Problem description. The copy must start at the line that contains "Reproduce this chart with matplotlib." and finish at the line that contains "line_col = '#3c3c3c'", reproducing each line exactly. Any picture in that span is omitted.

====== Data shown

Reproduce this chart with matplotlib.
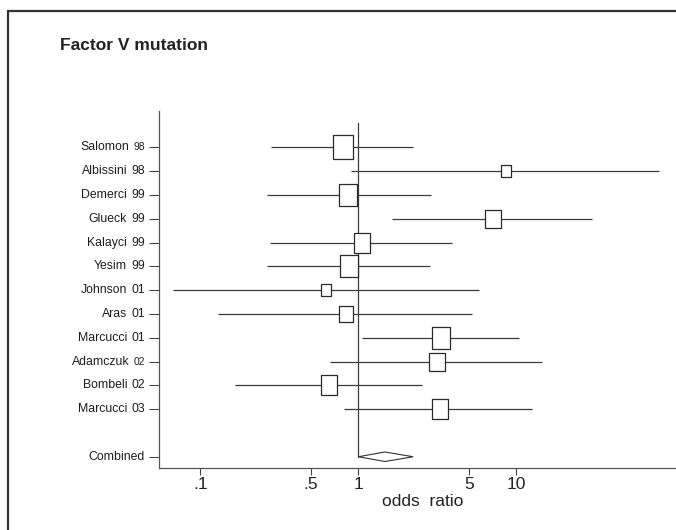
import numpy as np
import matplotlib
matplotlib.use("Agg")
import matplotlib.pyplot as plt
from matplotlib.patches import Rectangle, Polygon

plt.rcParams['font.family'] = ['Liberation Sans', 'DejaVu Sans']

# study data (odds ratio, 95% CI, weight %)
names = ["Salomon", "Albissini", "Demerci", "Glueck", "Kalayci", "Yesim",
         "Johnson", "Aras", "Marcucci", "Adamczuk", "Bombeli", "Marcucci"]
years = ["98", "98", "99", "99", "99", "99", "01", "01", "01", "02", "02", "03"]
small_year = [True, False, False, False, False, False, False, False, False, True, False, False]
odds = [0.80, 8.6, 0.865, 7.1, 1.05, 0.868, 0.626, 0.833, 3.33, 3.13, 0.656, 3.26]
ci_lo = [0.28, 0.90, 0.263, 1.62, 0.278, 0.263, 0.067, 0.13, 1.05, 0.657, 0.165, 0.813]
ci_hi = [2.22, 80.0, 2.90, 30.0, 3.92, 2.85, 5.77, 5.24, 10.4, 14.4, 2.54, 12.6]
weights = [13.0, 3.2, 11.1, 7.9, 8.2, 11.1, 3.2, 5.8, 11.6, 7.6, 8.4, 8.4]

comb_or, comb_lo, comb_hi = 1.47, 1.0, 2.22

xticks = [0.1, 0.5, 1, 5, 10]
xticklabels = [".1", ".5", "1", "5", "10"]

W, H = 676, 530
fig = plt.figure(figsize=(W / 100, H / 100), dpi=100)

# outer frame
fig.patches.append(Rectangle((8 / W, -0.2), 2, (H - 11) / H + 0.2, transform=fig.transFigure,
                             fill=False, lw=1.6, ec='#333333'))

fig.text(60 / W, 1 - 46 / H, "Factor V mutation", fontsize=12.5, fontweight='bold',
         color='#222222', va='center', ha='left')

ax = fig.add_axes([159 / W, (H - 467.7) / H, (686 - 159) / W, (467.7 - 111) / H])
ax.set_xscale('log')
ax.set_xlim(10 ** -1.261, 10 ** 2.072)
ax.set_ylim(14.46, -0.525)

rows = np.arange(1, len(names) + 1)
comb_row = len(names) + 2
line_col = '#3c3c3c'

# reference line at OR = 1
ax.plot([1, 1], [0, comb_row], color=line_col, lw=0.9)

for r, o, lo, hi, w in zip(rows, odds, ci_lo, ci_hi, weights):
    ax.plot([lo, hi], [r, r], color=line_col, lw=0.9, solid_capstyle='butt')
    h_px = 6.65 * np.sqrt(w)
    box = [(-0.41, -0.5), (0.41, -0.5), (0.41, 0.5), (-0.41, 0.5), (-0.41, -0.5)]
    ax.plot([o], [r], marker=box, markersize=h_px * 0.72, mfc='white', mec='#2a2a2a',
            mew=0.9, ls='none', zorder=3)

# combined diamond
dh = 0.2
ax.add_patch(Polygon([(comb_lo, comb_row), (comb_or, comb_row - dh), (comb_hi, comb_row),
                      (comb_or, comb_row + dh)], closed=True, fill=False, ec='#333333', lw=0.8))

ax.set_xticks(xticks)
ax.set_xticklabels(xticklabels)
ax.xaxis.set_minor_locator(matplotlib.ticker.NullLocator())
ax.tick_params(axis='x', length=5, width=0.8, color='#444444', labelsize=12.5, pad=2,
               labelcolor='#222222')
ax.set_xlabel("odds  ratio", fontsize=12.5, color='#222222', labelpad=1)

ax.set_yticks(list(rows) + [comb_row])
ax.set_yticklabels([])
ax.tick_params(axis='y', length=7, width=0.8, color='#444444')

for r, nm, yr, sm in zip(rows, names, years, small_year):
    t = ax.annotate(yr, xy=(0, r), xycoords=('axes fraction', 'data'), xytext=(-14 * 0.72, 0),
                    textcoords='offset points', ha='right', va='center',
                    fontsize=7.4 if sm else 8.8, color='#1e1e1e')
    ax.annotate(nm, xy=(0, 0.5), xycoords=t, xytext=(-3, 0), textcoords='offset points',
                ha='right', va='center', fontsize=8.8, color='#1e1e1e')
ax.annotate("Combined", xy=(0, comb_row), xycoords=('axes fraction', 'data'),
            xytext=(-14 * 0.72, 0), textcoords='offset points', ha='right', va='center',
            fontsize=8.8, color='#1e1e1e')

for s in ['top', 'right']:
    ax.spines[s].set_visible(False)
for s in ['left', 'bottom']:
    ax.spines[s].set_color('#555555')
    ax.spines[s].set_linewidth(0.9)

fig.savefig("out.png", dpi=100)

============
====== Data shown

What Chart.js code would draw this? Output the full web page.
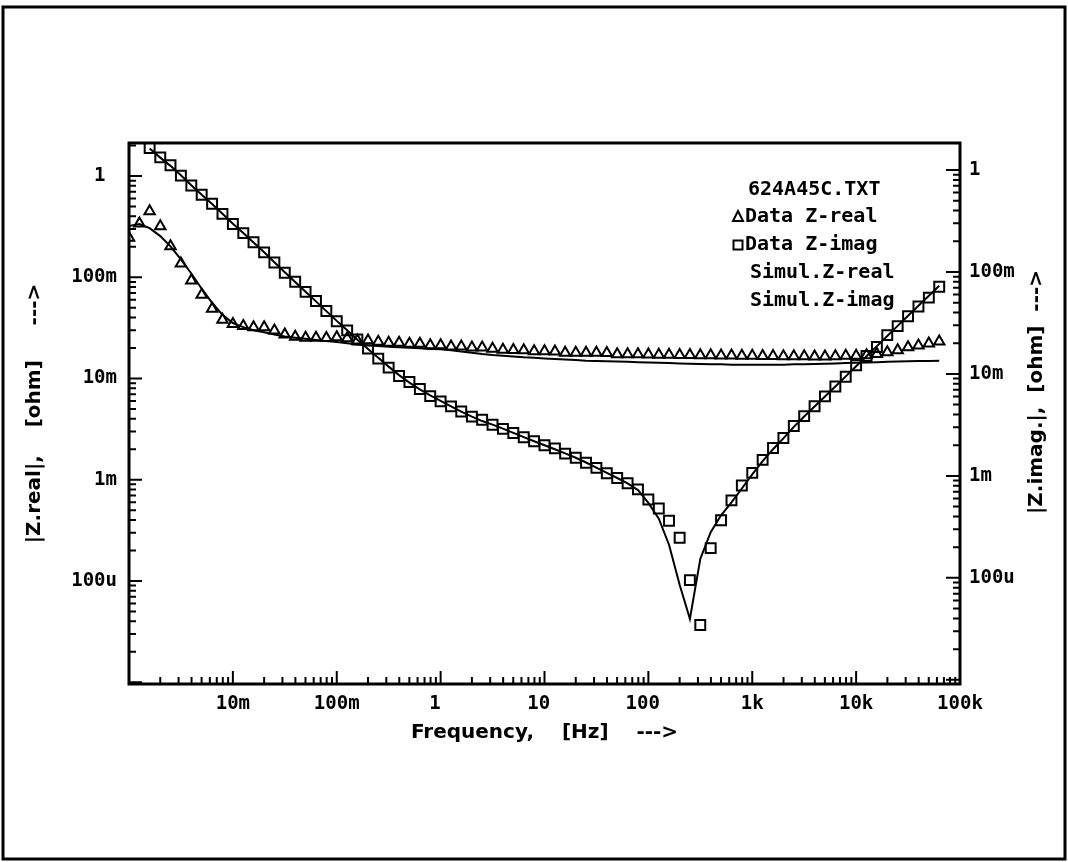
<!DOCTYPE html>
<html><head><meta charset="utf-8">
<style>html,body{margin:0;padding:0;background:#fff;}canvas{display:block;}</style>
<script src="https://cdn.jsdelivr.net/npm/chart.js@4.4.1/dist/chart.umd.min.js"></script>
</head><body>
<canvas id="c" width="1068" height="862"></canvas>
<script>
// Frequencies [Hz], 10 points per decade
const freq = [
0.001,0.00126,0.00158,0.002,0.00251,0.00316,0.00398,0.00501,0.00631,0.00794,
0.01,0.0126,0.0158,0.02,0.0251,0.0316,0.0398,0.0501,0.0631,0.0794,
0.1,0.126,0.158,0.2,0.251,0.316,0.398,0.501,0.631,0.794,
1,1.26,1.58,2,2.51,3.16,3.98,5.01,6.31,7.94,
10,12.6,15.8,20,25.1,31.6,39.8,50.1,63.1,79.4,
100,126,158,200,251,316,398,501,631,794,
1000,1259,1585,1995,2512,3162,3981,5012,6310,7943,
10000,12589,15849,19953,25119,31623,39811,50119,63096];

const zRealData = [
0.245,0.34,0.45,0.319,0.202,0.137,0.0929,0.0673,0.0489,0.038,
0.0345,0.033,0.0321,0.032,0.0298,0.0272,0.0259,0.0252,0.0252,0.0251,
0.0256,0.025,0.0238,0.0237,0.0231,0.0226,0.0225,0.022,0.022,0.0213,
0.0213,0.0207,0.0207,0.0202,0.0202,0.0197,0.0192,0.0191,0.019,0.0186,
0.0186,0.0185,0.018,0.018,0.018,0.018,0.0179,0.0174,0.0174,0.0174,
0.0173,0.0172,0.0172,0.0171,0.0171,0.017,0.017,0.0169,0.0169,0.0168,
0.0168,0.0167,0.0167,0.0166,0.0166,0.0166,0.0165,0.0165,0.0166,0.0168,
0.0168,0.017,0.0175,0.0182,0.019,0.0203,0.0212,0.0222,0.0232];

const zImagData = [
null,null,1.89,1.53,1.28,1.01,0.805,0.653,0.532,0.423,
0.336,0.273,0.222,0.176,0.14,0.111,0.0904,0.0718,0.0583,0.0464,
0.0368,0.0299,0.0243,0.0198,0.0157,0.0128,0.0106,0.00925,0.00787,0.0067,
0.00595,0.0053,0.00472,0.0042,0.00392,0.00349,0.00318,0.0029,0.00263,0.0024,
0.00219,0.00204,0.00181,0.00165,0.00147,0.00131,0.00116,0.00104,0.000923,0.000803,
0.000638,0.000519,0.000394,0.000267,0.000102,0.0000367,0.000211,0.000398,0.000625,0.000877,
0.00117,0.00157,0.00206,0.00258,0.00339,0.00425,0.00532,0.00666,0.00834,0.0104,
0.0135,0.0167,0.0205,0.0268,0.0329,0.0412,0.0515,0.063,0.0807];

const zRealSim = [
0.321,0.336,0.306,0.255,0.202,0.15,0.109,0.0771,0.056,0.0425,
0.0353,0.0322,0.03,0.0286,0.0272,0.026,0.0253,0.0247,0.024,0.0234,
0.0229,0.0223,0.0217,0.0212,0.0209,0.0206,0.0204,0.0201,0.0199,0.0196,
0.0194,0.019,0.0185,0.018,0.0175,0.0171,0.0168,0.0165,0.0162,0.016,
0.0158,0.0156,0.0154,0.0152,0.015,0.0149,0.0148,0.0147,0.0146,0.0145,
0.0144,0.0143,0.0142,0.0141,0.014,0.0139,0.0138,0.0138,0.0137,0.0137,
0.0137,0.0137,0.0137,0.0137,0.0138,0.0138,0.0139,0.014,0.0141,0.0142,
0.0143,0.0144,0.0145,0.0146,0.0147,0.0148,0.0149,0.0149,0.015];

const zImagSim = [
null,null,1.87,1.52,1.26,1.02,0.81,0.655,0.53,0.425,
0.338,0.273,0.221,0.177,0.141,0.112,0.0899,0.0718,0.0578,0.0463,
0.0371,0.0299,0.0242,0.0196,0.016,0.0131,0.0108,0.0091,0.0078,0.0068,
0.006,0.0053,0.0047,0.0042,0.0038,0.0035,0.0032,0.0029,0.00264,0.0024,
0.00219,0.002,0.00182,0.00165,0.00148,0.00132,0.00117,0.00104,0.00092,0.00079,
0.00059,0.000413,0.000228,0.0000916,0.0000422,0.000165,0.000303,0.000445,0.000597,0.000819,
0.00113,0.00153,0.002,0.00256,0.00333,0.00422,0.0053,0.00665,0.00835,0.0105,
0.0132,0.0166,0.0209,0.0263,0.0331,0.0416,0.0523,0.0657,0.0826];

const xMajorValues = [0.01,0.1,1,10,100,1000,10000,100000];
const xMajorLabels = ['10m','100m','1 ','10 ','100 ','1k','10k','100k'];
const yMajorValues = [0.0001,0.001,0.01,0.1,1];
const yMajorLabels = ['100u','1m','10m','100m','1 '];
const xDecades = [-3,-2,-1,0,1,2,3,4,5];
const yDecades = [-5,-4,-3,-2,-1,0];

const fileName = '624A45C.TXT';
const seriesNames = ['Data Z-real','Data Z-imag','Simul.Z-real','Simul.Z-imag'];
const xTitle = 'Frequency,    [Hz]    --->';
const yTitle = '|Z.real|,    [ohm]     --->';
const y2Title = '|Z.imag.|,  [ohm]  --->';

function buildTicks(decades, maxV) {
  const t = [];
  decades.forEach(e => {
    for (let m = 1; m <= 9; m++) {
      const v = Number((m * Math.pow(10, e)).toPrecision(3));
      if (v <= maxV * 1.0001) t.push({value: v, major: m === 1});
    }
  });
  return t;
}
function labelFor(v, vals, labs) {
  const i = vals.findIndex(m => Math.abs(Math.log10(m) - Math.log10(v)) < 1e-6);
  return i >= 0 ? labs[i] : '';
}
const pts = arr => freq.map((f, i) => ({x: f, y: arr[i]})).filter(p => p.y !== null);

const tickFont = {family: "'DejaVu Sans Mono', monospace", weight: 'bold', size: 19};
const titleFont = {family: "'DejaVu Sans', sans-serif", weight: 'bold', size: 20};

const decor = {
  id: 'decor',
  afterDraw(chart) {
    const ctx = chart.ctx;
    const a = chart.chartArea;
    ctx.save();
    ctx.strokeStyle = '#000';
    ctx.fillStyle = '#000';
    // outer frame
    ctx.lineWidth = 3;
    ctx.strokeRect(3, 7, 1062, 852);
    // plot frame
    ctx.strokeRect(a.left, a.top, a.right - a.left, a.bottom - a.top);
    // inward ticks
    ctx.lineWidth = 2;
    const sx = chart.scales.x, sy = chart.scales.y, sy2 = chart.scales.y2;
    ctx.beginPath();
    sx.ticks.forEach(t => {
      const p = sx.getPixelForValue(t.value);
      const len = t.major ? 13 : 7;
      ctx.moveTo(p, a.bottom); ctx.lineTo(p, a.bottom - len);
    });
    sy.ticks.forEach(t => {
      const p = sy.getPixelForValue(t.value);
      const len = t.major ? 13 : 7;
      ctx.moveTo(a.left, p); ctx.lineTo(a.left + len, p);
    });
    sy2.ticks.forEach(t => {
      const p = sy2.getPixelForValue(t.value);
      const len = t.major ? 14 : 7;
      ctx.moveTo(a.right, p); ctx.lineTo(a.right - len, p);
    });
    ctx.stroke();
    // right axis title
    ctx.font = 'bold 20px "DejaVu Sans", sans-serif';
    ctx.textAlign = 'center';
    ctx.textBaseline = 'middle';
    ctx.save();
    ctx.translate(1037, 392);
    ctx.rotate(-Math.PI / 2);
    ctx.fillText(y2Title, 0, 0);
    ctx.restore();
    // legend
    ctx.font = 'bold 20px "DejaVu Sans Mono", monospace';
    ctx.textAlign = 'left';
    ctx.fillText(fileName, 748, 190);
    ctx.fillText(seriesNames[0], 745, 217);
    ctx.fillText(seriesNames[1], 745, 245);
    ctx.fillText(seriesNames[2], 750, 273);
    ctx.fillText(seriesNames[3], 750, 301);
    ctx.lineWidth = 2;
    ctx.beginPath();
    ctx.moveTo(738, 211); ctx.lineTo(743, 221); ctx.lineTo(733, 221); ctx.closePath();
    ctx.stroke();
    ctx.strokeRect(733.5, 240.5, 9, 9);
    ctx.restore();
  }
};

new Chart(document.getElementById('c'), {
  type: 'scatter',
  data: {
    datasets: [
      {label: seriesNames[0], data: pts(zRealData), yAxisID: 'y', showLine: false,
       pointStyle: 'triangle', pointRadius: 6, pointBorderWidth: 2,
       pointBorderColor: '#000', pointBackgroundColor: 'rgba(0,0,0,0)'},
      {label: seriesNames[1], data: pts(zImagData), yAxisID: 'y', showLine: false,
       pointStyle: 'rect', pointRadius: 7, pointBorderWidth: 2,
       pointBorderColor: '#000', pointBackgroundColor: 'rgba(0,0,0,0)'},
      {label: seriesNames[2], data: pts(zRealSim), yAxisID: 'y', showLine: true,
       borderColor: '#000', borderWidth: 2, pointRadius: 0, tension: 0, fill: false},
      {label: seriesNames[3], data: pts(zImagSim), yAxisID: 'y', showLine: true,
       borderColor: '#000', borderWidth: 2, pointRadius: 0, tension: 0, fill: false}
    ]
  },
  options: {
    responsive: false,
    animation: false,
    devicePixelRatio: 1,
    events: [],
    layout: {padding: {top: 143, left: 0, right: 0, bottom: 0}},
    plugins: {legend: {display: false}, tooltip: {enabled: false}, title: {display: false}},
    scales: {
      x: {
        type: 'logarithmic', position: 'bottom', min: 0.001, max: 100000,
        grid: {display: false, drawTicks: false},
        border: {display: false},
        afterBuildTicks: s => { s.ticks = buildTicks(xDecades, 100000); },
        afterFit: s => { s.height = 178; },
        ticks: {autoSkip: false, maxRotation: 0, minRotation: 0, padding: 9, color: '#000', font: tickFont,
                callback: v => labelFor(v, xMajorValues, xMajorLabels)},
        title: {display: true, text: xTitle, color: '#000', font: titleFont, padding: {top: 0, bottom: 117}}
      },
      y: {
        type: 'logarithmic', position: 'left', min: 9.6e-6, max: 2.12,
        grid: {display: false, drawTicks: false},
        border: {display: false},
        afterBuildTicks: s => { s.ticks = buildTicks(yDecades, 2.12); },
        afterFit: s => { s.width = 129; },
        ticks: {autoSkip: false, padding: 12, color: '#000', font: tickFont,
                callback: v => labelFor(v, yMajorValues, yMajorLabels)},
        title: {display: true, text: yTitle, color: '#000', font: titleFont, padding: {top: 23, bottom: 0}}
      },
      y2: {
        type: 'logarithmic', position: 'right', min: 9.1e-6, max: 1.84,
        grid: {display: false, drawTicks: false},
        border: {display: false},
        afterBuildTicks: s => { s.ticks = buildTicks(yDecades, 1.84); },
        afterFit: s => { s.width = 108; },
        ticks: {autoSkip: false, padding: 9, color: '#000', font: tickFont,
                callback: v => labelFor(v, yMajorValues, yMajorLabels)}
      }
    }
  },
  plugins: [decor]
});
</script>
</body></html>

============
====== Data shown

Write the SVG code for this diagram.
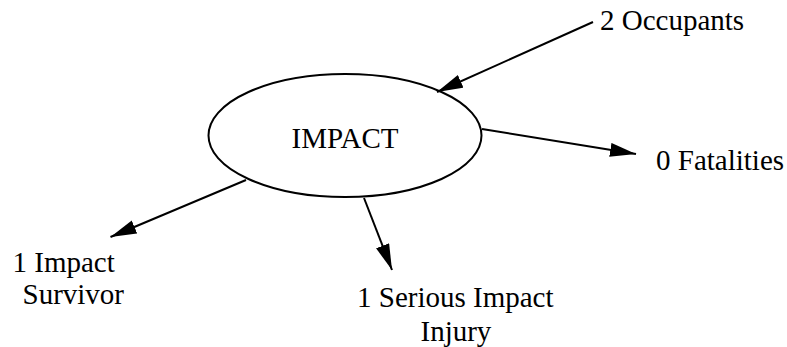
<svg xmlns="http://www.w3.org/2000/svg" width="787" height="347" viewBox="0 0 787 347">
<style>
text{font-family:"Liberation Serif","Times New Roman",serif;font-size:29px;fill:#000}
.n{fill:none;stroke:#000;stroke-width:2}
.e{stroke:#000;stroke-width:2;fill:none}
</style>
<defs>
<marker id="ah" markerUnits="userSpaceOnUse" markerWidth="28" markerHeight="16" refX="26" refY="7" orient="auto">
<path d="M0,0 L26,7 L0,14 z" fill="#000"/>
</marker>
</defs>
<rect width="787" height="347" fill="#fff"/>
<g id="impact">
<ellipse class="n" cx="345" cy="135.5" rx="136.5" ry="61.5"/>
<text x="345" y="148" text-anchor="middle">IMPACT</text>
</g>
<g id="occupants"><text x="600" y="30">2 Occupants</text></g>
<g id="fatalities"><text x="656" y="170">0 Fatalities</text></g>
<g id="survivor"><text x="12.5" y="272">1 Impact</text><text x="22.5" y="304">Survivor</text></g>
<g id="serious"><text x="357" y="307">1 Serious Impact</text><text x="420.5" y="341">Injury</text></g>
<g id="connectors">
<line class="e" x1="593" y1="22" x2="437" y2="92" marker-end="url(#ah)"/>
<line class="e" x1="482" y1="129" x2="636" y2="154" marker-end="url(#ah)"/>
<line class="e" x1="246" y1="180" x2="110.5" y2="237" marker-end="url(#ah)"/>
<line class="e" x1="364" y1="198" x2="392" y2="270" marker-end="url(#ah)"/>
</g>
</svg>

============

Task result.
Reproduce this chart with matplotlib.
import numpy as np
import matplotlib
matplotlib.use("Agg")
import matplotlib.pyplot as plt
from matplotlib.patches import Rectangle, Polygon

plt.rcParams['font.family'] = ['Liberation Sans', 'DejaVu Sans']

# study data (odds ratio, 95% CI, weight %)
names = ["Salomon", "Albissini", "Demerci", "Glueck", "Kalayci", "Yesim",
         "Johnson", "Aras", "Marcucci", "Adamczuk", "Bombeli", "Marcucci"]
years = ["98", "98", "99", "99", "99", "99", "01", "01", "01", "02", "02", "03"]
small_year = [True, False, False, False, False, False, False, False, False, True, False, False]
odds = [0.80, 8.6, 0.865, 7.1, 1.05, 0.868, 0.626, 0.833, 3.33, 3.13, 0.656, 3.26]
ci_lo = [0.28, 0.90, 0.263, 1.62, 0.278, 0.263, 0.067, 0.13, 1.05, 0.657, 0.165, 0.813]
ci_hi = [2.22, 80.0, 2.90, 30.0, 3.92, 2.85, 5.77, 5.24, 10.4, 14.4, 2.54, 12.6]
weights = [13.0, 3.2, 11.1, 7.9, 8.2, 11.1, 3.2, 5.8, 11.6, 7.6, 8.4, 8.4]

comb_or, comb_lo, comb_hi = 1.47, 1.0, 2.22

xticks = [0.1, 0.5, 1, 5, 10]
xticklabels = [".1", ".5", "1", "5", "10"]

W, H = 676, 530
fig = plt.figure(figsize=(W / 100, H / 100), dpi=100)

# outer frame
fig.patches.append(Rectangle((8 / W, -0.2), 2, (H - 11) / H + 0.2, transform=fig.transFigure,
                             fill=False, lw=1.6, ec='#333333'))

fig.text(60 / W, 1 - 46 / H, "Factor V mutation", fontsize=12.5, fontweight='bold',
         color='#222222', va='center', ha='left')

ax = fig.add_axes([159 / W, (H - 467.7) / H, (686 - 159) / W, (467.7 - 111) / H])
ax.set_xscale('log')
ax.set_xlim(10 ** -1.261, 10 ** 2.072)
ax.set_ylim(14.46, -0.525)

rows = np.arange(1, len(names) + 1)
comb_row = len(names) + 2
line_col = '#3c3c3c'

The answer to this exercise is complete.